I was extremely surprised by this since my experience with the Beduin was that they were totally unsentimental about most animals and that they might possibly make an effort to save an injured horse or a camel or possibly a ewe, but certainly not a dog. Nevertheless, the boy whittled me a V shaped piece of wood for a splint and I set the jaw as best I could and taped it into place, leaving the promised slit for feeding. I showed the woman he had called to our side how to wash the puppy to make sure it urinated and defecated and then I told her that in three weeks when she took off the splint it could have soft cheese and finely ground meat.
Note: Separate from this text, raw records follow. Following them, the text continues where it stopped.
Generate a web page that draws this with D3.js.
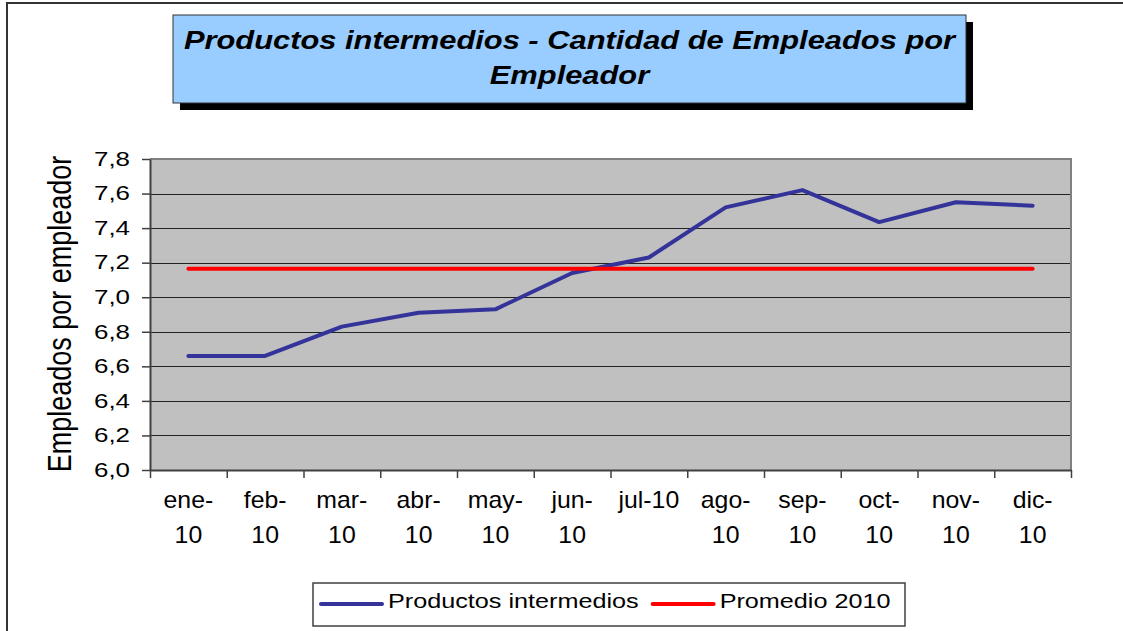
<!DOCTYPE html>
<html>
<head>
<meta charset="utf-8">
<script src="https://cdn.jsdelivr.net/npm/d3@7"></script>
<style>
  body { margin: 0; background: #fff; }
  svg { display: block; font-family: "Liberation Sans", Arial, sans-serif; }
</style>
</head>
<body>
<div id="chart"></div>
<script>
// data
var months = ["ene-10", "feb-10", "mar-10", "abr-10", "may-10", "jun-10",
              "jul-10", "ago-10", "sep-10", "oct-10", "nov-10", "dic-10"];
var xLabels = [["ene-", "10"], ["feb-", "10"], ["mar-", "10"], ["abr-", "10"],
               ["may-", "10"], ["jun-", "10"], ["jul-10"], ["ago-", "10"],
               ["sep-", "10"], ["oct-", "10"], ["nov-", "10"], ["dic-", "10"]];
var productos = [6.66, 6.66, 6.83, 6.91, 6.93, 7.14, 7.23, 7.52, 7.62, 7.435, 7.55, 7.53];
var promedio = [7.165, 7.165, 7.165, 7.165, 7.165, 7.165, 7.165, 7.165, 7.165, 7.165, 7.165, 7.165];
var yTicks = [6.0, 6.2, 6.4, 6.6, 6.8, 7.0, 7.2, 7.4, 7.6, 7.8];
var titleLines = ["Productos intermedios - Cantidad de Empleados por", "Empleador"];
var yTitle = "Empleados por empleador";
var legendNames = ["Productos intermedios", "Promedio 2010"];
var colors = ["#333399", "#ff0000"];

var width = 1123, height = 631;
var plot = {left: 150, top: 159, right: 1071, bottom: 470};

var svg = d3.select("#chart").append("svg")
    .attr("width", width)
    .attr("height", height);

// outer frame
svg.append("rect")
    .attr("x", 7).attr("y", 3)
    .attr("width", 1140).attr("height", 660)
    .attr("fill", "#fff")
    .attr("stroke", "#333").attr("stroke-width", 2);

// title box with shadow
svg.append("rect")
    .attr("x", 180).attr("y", 22).attr("width", 793).attr("height", 88)
    .attr("fill", "#000");
svg.append("rect")
    .attr("x", 173).attr("y", 15).attr("width", 793).attr("height", 88)
    .attr("fill", "#99ccff")
    .attr("stroke", "#333").attr("stroke-width", 1);

titleLines.forEach(function(t, i) {
    svg.append("g")
        .attr("transform", "translate(569.5," + (49 + i * 35) + ") scale(1.187,1)")
      .append("text")
        .attr("text-anchor", "middle")
        .attr("font-size", 26)
        .attr("font-weight", "bold")
        .attr("font-style", "italic")
        .attr("fill", "#000")
        .text(t);
});

var x = d3.scaleBand().domain(months).range([plot.left, plot.right]);
var xc = function(m) { return x(m) + x.bandwidth() / 2; };
var y = d3.scaleLinear().domain([6, 7.8]).range([plot.bottom, plot.top]);

// plot area
svg.append("rect")
    .attr("x", plot.left).attr("y", plot.top)
    .attr("width", plot.right - plot.left).attr("height", plot.bottom - plot.top)
    .attr("fill", "#c0c0c0");

// gridlines
svg.append("g").selectAll("line")
    .data(yTicks.slice(1, -1))
    .enter().append("line")
    .attr("x1", plot.left).attr("x2", plot.right)
    .attr("y1", function(d) { return Math.round(y(d)) + 0.5; })
    .attr("y2", function(d) { return Math.round(y(d)) + 0.5; })
    .attr("stroke", "#222")
    .attr("stroke-width", 1);

// top and right border
svg.append("path")
    .attr("d", "M" + plot.left + "," + plot.top + "H" + plot.right + "V" + plot.bottom)
    .attr("fill", "none")
    .attr("stroke", "#808080")
    .attr("stroke-width", 2);

// y axis
var yAxis = svg.append("g")
    .attr("transform", "translate(" + plot.left + ",0)")
    .call(d3.axisLeft(y)
        .tickValues(yTicks)
        .tickSize(8)
        .tickSizeOuter(0)
        .tickFormat(function(d) { return d.toFixed(1).replace(".", ","); }));
yAxis.attr("font-family", null).attr("font-size", 19.5);
yAxis.select(".domain").attr("stroke", "#404040").attr("stroke-width", 2);
yAxis.selectAll(".tick line").attr("stroke", "#404040").attr("stroke-width", 1.5);
yAxis.selectAll(".tick text")
    .attr("fill", "#000")
    .attr("x", -20 / 1.33)
    .attr("transform", "scale(1.33,1)");

// x axis, ticks on category boundaries
var xEdges = d3.scaleLinear().domain([0, months.length]).range([plot.left, plot.right]);
var xAxis = svg.append("g")
    .attr("transform", "translate(0," + plot.bottom + ")")
    .call(d3.axisBottom(xEdges)
        .ticks(months.length)
        .tickSize(8)
        .tickSizeOuter(0)
        .tickFormat(""));
xAxis.select(".domain").attr("stroke", "#404040").attr("stroke-width", 2);
xAxis.selectAll(".tick line").attr("stroke", "#404040").attr("stroke-width", 1.5);

// category labels
months.forEach(function(m, i) {
    var t = svg.append("g")
        .attr("transform", "translate(" + xc(m) + ",0) scale(1.08,1)")
      .append("text")
        .attr("text-anchor", "middle")
        .attr("font-size", 23)
        .attr("fill", "#000");
    xLabels[i].forEach(function(s, j) {
        t.append("tspan").attr("x", 0).attr("y", 508 + j * 35).text(s);
    });
});

// y axis title
svg.append("g")
    .attr("transform", "translate(60,314) scale(1.2,1) rotate(-90)")
  .append("text")
    .attr("text-anchor", "middle")
    .attr("dy", "0.35em")
    .attr("font-size", 27)
    .attr("fill", "#000")
    .text(yTitle);

// series
var line = d3.line()
    .x(function(d, i) { return xc(months[i]); })
    .y(function(d) { return y(d); });

[productos, promedio].forEach(function(s, i) {
    svg.append("path")
        .datum(s)
        .attr("fill", "none")
        .attr("stroke", colors[i])
        .attr("stroke-width", 4)
        .attr("stroke-linejoin", "round")
        .attr("stroke-linecap", "round")
        .attr("d", line);
});

// legend
svg.append("rect")
    .attr("x", 313).attr("y", 583).attr("width", 592).attr("height", 43)
    .attr("fill", "#fff")
    .attr("stroke", "#404040").attr("stroke-width", 1.5);

var lx = 321;
legendNames.forEach(function(name, i) {
    svg.append("line")
        .attr("x1", lx).attr("x2", lx + 61)
        .attr("y1", 604).attr("y2", 604)
        .attr("stroke", colors[i])
        .attr("stroke-width", 4)
        .attr("stroke-linecap", "round");
    var t = svg.append("g")
        .attr("transform", "translate(" + (lx + 67) + ",608) scale(1.2,1)")
      .append("text")
        .attr("font-size", 21)
        .attr("fill", "#000")
        .text(name);
    lx += 67 + t.node().getComputedTextLength() * 1.2 + 14;
});
</script>
</body>
</html>
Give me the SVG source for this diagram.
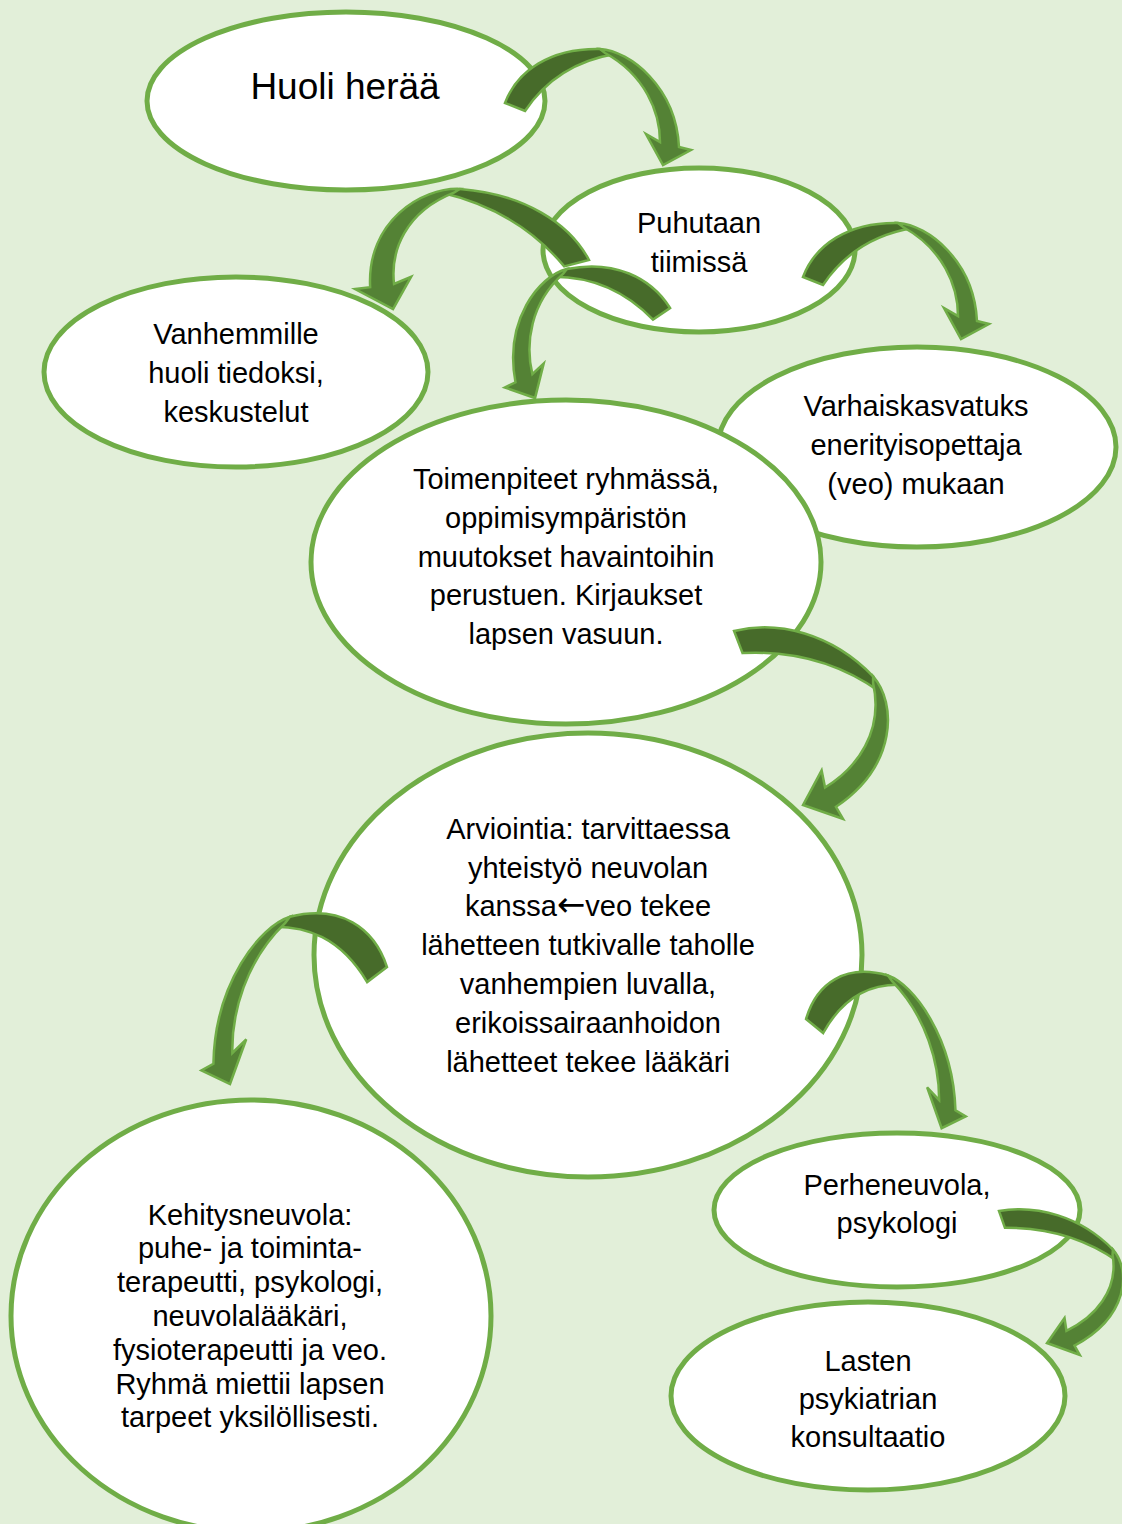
<svg xmlns="http://www.w3.org/2000/svg" xmlns:xlink="http://www.w3.org/1999/xlink" width="1122" height="1524" viewBox="0 0 1122 1524">
<style>
.node ellipse{fill:#ffffff;stroke:#70AD47;stroke-width:5}
.node text{font-family:"Liberation Sans",Arial,sans-serif;font-size:29px;fill:#000;text-anchor:middle}
.sym{font-family:"DejaVu Sans",sans-serif;font-size:34px}
.dk{fill:#476B2A;stroke:#70AD47;stroke-width:2.5;vector-effect:non-scaling-stroke;stroke-linejoin:miter}
.lt{fill:#548235;stroke:#70AD47;stroke-width:2.5;vector-effect:non-scaling-stroke;stroke-linejoin:miter}
</style>
<defs>
<g id="carrow">
<path class="dk" d="M0,56 C12,24 45,1 95,2 L110,7 C80,12 46,25 20,64 Z"/>
<path class="lt" d="M95,2 C125,4 171,40 174,100 L186,103 L158,118 L141,87 L155,95 C155,65 140,28 100,6 Z"/>
</g>
</defs>
<rect x="0" y="0" width="1122" height="1524" fill="#E2EFD9"/>
<g id="n1" class="node"><ellipse cx="346" cy="101" rx="199" ry="89"/><text x="345" y="99" style="font-size:37px">Huoli herää</text></g>
<g id="n2" class="node"><ellipse cx="699" cy="250" rx="156" ry="82"/><text x="699" y="233">Puhutaan</text><text x="699" y="272">tiimissä</text></g>
<g id="n3" class="node"><ellipse cx="236" cy="372" rx="192" ry="95"/><text x="236" y="344">Vanhemmille</text><text x="236" y="383">huoli tiedoksi,</text><text x="236" y="422">keskustelut</text></g>
<g id="n4" class="node"><ellipse cx="917" cy="447" rx="199" ry="100"/><text x="916" y="416">Varhaiskasvatuks</text><text x="916" y="455">enerityisopettaja</text><text x="916" y="494">(veo) mukaan</text></g>
<g id="n5" class="node"><ellipse cx="566" cy="562" rx="255" ry="162"/><text x="566" y="489">Toimenpiteet ryhmässä,</text><text x="566" y="528">oppimisympäristön</text><text x="566" y="567">muutokset havaintoihin</text><text x="566" y="605">perustuen. Kirjaukset</text><text x="566" y="644">lapsen vasuun.</text></g>
<g id="n6" class="node"><ellipse cx="588" cy="955" rx="274" ry="222"/><text x="588" y="839">Arviointia: tarvittaessa</text><text x="588" y="878">yhteistyö neuvolan</text><text x="588" y="916">kanssa<tspan class="sym">←</tspan>veo tekee</text><text x="588" y="955">lähetteen tutkivalle taholle</text><text x="588" y="994">vanhempien luvalla,</text><text x="588" y="1033">erikoissairaanhoidon</text><text x="588" y="1072">lähetteet tekee lääkäri</text></g>
<g id="n7" class="node"><ellipse cx="251" cy="1316" rx="240" ry="216"/><text x="250" y="1225">Kehitysneuvola:</text><text x="250" y="1258">puhe- ja toiminta-</text><text x="250" y="1292">terapeutti, psykologi,</text><text x="250" y="1326">neuvolalääkäri,</text><text x="250" y="1360">fysioterapeutti ja veo.</text><text x="250" y="1394">Ryhmä miettii lapsen</text><text x="250" y="1427">tarpeet yksilöllisesti.</text></g>
<g id="n8" class="node"><ellipse cx="897" cy="1210" rx="183" ry="77"/><text x="897" y="1195">Perheneuvola,</text><text x="897" y="1233">psykologi</text></g>
<g id="n9" class="node"><ellipse cx="868" cy="1396" rx="197" ry="94"/><text x="868" y="1371">Lasten</text><text x="868" y="1409">psykiatrian</text><text x="868" y="1447">konsultaatio</text></g>
<g id="connectors">
<use xlink:href="#carrow" transform="matrix(1,0,0,1,505,47)"/>
<use xlink:href="#carrow" transform="matrix(1,0,0,1,803,221)"/>
<use xlink:href="#carrow" transform="matrix(-1.289,-0.1222,0.1235,1.1017,582.1,198.3)"/>
<use xlink:href="#carrow" transform="matrix(-0.9493,0.1692,0.2418,1.0203,656.5,250.9)"/>
<use xlink:href="#carrow" transform="matrix(0.8562,0.8465,-1.069,0.6493,793.9,594.6)"/>
<use xlink:href="#carrow" transform="matrix(-1.005,0.2217,0.0288,1.322,385.4,893.0)"/>
<use xlink:href="#carrow" transform="matrix(0.86,0.222,-0.0048,1.1956,806.3,952.05)"/>
<use xlink:href="#carrow" transform="matrix(0.6695,0.66,-0.932,0.4471,1051.2,1186)"/>
</g>
</svg>
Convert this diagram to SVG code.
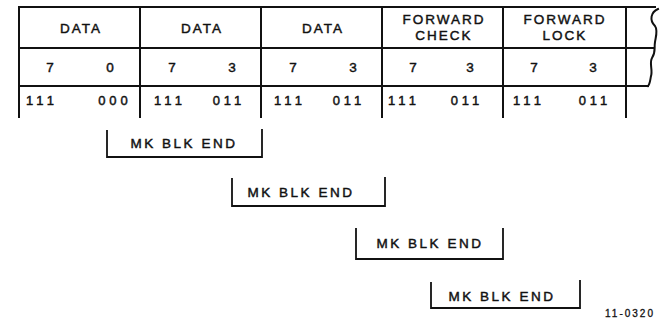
<svg xmlns="http://www.w3.org/2000/svg" width="664" height="324" viewBox="0 0 664 324">
<style>
.ln{stroke:#111;stroke-width:2;fill:none;stroke-linecap:square}
.br{stroke:#111;stroke-width:1.8;fill:none}
text{font-family:"Liberation Sans",Arial,sans-serif;fill:#111;stroke:#111;stroke-width:0.45;text-anchor:middle}
.h{font-size:13.5px;letter-spacing:2px}
.d{font-size:13.5px}
.n{font-size:13px;letter-spacing:4px}
.m{font-size:13.5px;letter-spacing:2.5px}
.f{font-size:10px;letter-spacing:2px;stroke-width:0.3}
</style>
<rect width="664" height="324" fill="#fff"/>
<g id="connectors">
<path class="ln" d="M19,7 H655"/>
<path class="ln" d="M19,48 H653"/>
<path class="ln" d="M19,86 H648"/>
<path class="ln" d="M19,7 V117 M140,7 V117 M261,7 V117 M382,7 V117 M503,7 V117 M626,7 V117"/>
<path class="ln" d="M658,9 C651,12 649,20 655,26 C658,30 656,36 655,42 C654,48 656,52 652,58 C649,63 653,70 651,76 C650,81 650,84 648,86"/>
</g>
<g id="header">
<text class="h" x="81" y="33">DATA</text>
<text class="h" x="202" y="33">DATA</text>
<text class="h" x="323" y="33">DATA</text>
<text class="h" x="444" y="24">FORWARD</text>
<text class="h" x="444" y="40">CHECK</text>
<text class="h" x="565" y="24">FORWARD</text>
<text class="h" x="565" y="40">LOCK</text>
</g>
<g id="bits">
<text class="d" x="50" y="72">7</text><text class="d" x="110" y="72">0</text>
<text class="d" x="172" y="72">7</text><text class="d" x="232" y="72">3</text>
<text class="d" x="293" y="72">7</text><text class="d" x="353" y="72">3</text>
<text class="d" x="413" y="72">7</text><text class="d" x="470" y="72">3</text>
<text class="d" x="534" y="72">7</text><text class="d" x="593" y="72">3</text>
</g>
<g id="codes">
<text class="n" x="42" y="105">111</text><text class="n" x="115" y="105">000</text>
<text class="n" x="170" y="105">111</text><text class="n" x="229" y="105">011</text>
<text class="n" x="290" y="105">111</text><text class="n" x="349" y="105">011</text>
<text class="n" x="404" y="105">111</text><text class="n" x="467" y="105">011</text>
<text class="n" x="529" y="105">111</text><text class="n" x="595" y="105">011</text>
</g>
<g id="mk1">
<path class="br" d="M107,130 V157 H262 V129"/>
<text class="m" x="184" y="148">MK BLK END</text>
</g>
<g id="mk2">
<path class="br" d="M232,178 V206 H385 V177"/>
<text class="m" x="301" y="197">MK BLK END</text>
</g>
<g id="mk3">
<path class="br" d="M356,228 V259 H503 V228"/>
<text class="m" x="430" y="248">MK BLK END</text>
</g>
<g id="mk4">
<path class="br" d="M431,282 V308 H580 V280"/>
<text class="m" x="502" y="301">MK BLK END</text>
</g>
<text class="f" x="630" y="317">11-0320</text>
</svg>
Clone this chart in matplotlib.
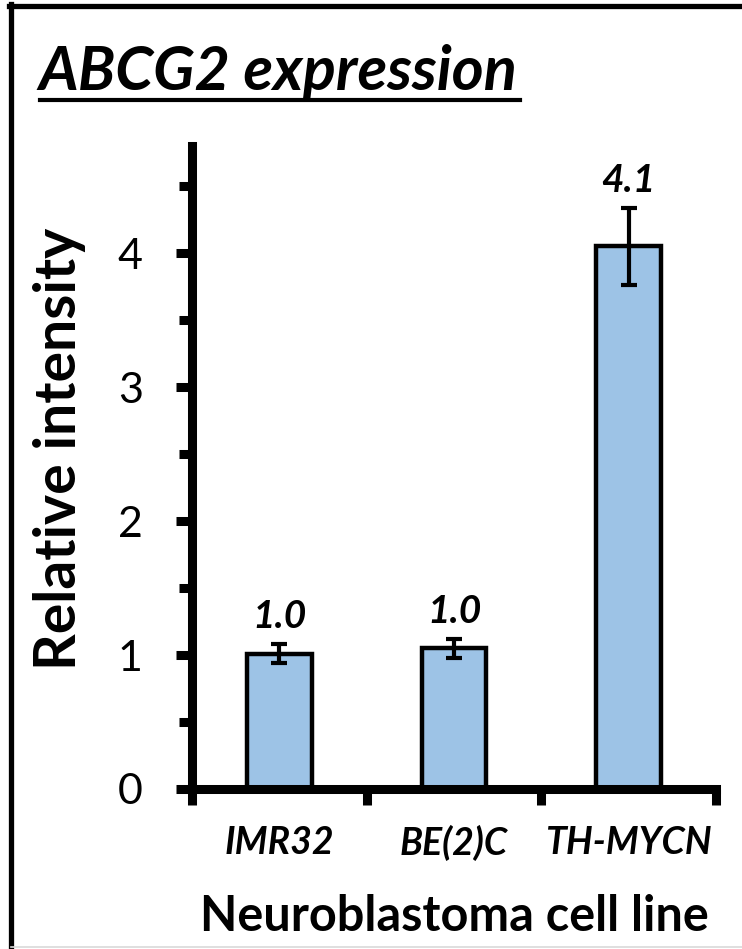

I asked if she had a grinder and she flashed a big smile and said that she would chew its meat for it!

 

My curiosity led me to ask the Chief just what was so special about this particular puppy. He took us outside and showed us tracks and said Here you see, in the night a hyaena came into the area, stole one of the puppies while the bitch was out hunting. The bitch came back, chased the hyaena and it dropped the pup from its mouth. That is when we came out because of the noise.

 

So you see, he said, last night this little dog was in the hands of Allah and Allah made it possible for a small balladi bitch (balladi is the name the Beduin use for the Canaan dogs around their encampments) to force a big hyaena to drop the pup.  Then he explained to me The ways of Allah are devious and strange. Who can know? Perhaps this is the dog that Allah has decreed will bark and warn one of my children that a snake is near them, or perhaps it will be the dog that will warn of a leopard or a hyaena trying to enter the sheep fold--- we can only know that this pup belongs to Allah, who spared it. We must protect it.

 

I saw no more of the Abu Suleimans for two years but in 1974 I encountered them again, this time while counting gazelles in the Sinai. And the dog was there at the camp. A big, reddish-gold Canaan Dog with a somewhat lopsided grin since the jaw had not healed perfectly straight. But there he was, and from his size and condition it was clear that he was very well cared for.